As far as we know, Chaucer hardly wrote any poetry at all in the first half of his life. All of his best-known works were written in his thirties or later, when he was more established in his career and probably had more freedom to write. In 1374, Edward III awarded Chaucer a lucrative, cushy job as Comptroller of Customs for the Port of London. Chaucer was smart enough to hold on to the gig for the next twelve years. During this time, he wrote most of his major works.
It is impossible to determine the exact year that Chaucer wrote or published most of his works. Scholars have been able to work out a time period in which most of the works were published based on the historical record. For example, the Duchess of Lancaster died in 1369, and a ledger shows that Chaucer was paid for her elegy in 1374, so the Book of the Duchess must have been written sometime during those five years. In the late 1370s, Chaucer wrote Anelida and Arcite, a poem based on Boccaccio's Italian epic Teseida (Chaucer also bases the Knight's tale in The Canterbury Tales on Teseida). It was about the Armenian queen Anelida, who was courted by the Grecian Arcite. Many of Chaucer's poems after that were dream visions, a genre in which the narrator relates what he has perceived in a dream state. From 1379 to 1380, Chaucer wrote The House of Fame, a 2,000-line dream vision. Shortly thereafter, he composed Parlement of Foules (also written as Parlement of Fowles), a 700-line dream vision in which the narrator travels to Venus' temple.
In 1380, according to legal records, Chaucer was accused of the raptus - a term that can mean rape or kidnapping - of a woman named Cecilia Chaumpaigne. Though Chaumpaigne later exonerated Chaucer of the crime, the details of the incident are unknown. It appears to have been settled quickly, since the incident is never mentioned again in any records associated with Chaucer. Rape was a serious charge in medieval England, but Chaucer's career did not seem to have suffered from the accusation. It is one of the mysteries of his biography.
Sometime between 1382 and 1388, Chaucer composed his first truly great work in Middle English. The epic poem Troilus and Criseyde was a Middle English take on the Greek classic tragedy of two doomed lovers. (The story is a favorite of great English poets; Shakespeare tackled it in his play Troilus and Cressida.) Unlike most of Chaucer's works - including The Canterbury Tales - Chaucer actually finished Troilus and Criseyde. Though it's not as well known as The Canterbury Tales, many Chaucer aficionados believe that it is his best work. He followed it with another dream vision, The Legend of Good Women.

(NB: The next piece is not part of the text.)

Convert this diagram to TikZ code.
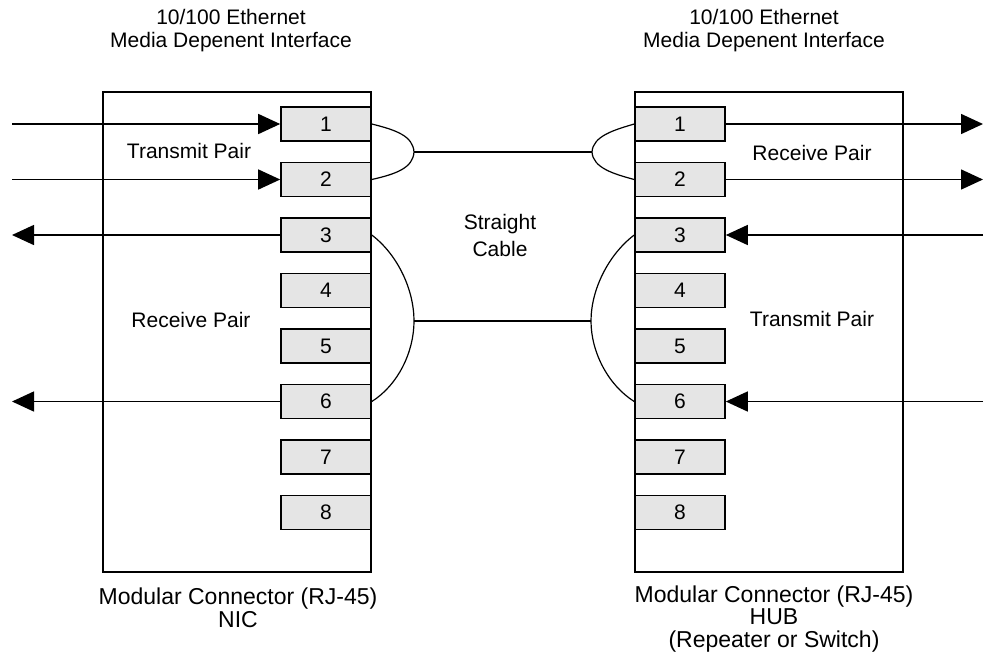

Sometime in the late 1380s, Chaucer began his final poetic work. He spent ten years on the project, finishing only a quarter of what he had originally planned to write. The result was by far his most famous poem. We're talking, of course, about The Canterbury Tales. For all of its venerable reputation, The Canterbury Tales is basically a 600-year-old B.S. contest. The Tales focused on a group of 31 pilgrims making their way to Canterbury Cathedral in order to visit the shrine of Thomas Becket, the martyred archbishop assassinated by King Henry II's adherents. To pass the time, they have a contest to see who can tell the best story. The winner gets a free dinner.
The Canterbury Tales is both a work of poetry and anthropology. Chaucer's tale is like a cross-sectional view into medieval English life. Each pilgrim is identified by his or her profession - knight, nun, miller, student - and the stereotypes and characteristics that fourteenth century English people associated with differing social class. It was by far the most substantial work ever written in Middle English. It was also about as popular as a book could get in the era before the printing press was invented. With the Gutenberg press still 50 years away from its invention, copies of the poem had to be made by hand (!). Dozens of copies of The Canterbury Tales still survive from Chaucer's era, evidence that the book was exceptionally popular.